From Alternet: Working less is Better for the Globe
Devoting his career to what drives materialism, Tim Kasser, associate professor of psychology at Knox College and author of "The High Price of Materialism," has sought scientific explanations, examining the relationship between materialism and psychological well-being.
"Materialism is driven by an underlying sense of insecurity," says Kasser, who conducted a study where subjects were randomly assigned writing about death or writing about listening to music. The former experience an increased desire for consumption and were "greedier," according to Kasser. "Death is the ultimate end of time; it's interpreted as that feeling of not having enough time. In the last decade politicians have played off that insecurity.
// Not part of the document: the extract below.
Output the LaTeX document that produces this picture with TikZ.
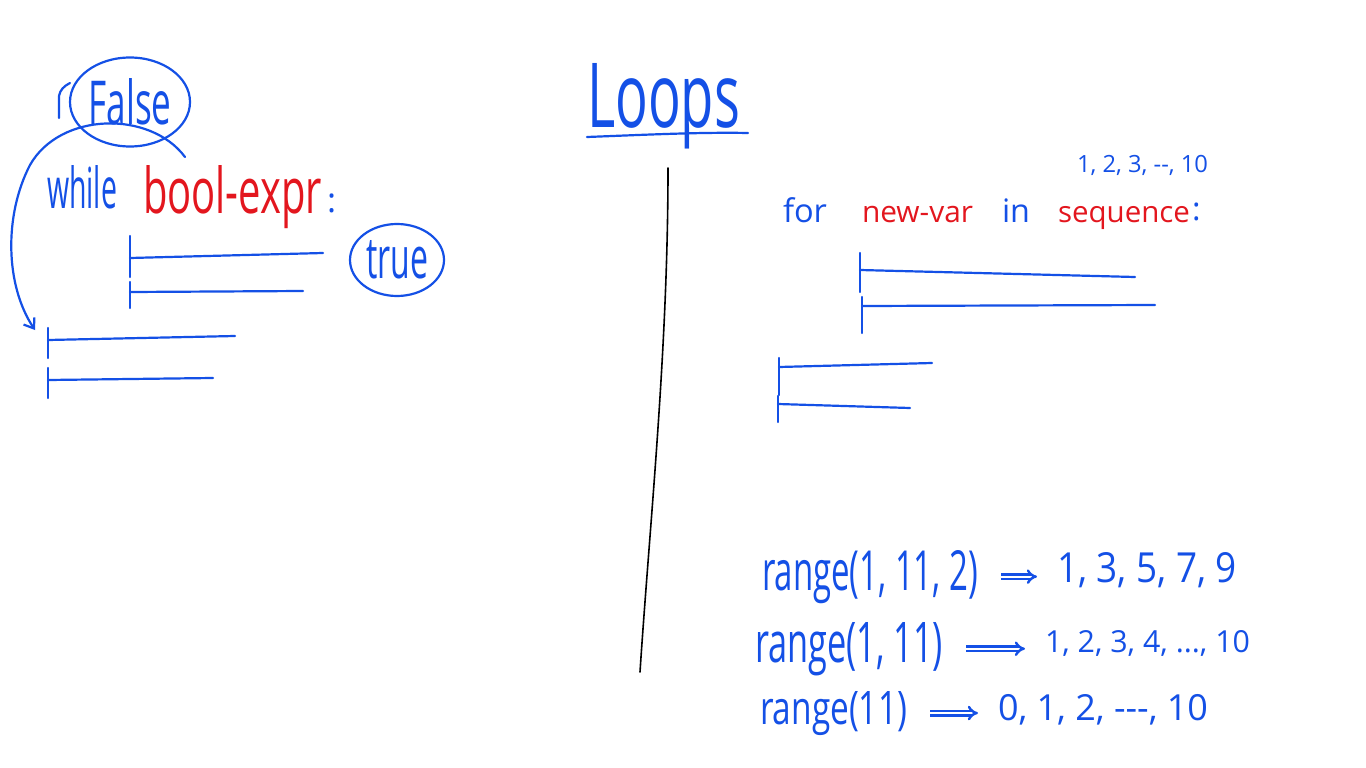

It keeps getting people elected, but it also drives us to think we need to work harder and harder," he says, noting the signs of insecurity around us are numerous: We don't know our neighbors and suffer from high divorce rates; our social safety nets have been dismantled; we have no mandatory overtime laws and minimal vacation. "All these work to create an underlying sense of insecurity, and we need to break out of that cycle," he says.
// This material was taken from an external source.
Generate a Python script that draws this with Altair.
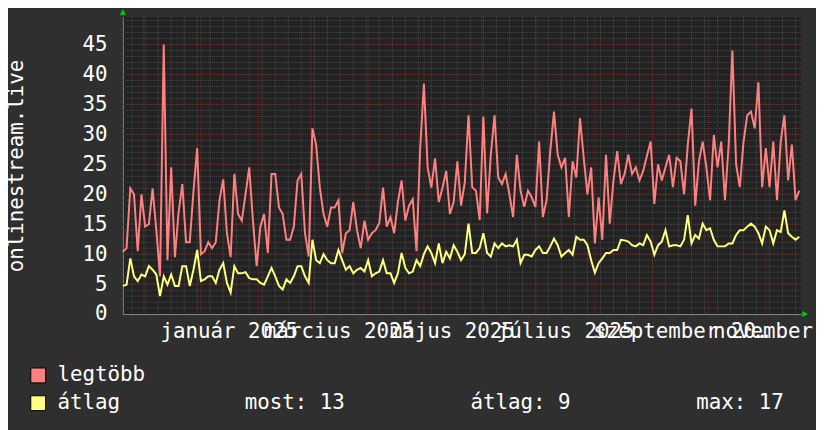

Interestingly, Kasser conducted an empirical study comparing 200 adherents of Voluntary Simplicity to a control group of 200 mainstream Americans and found the Voluntary Simplicity group was "simultaneously happier while using fewer resources," and that their happiness was derived from "less materialistic, intrinsic goals, such as personal growth, family and community." While the Voluntary Simplicity group was "still awfully far from having a sustainable ecological footprint," Kasser feels it's a positive start. "The correlation between the VS group being happy was due to those no-consumeristic, intrinsic values, and the reason they're living in a more ecologically sustainable fashion is also due to those values."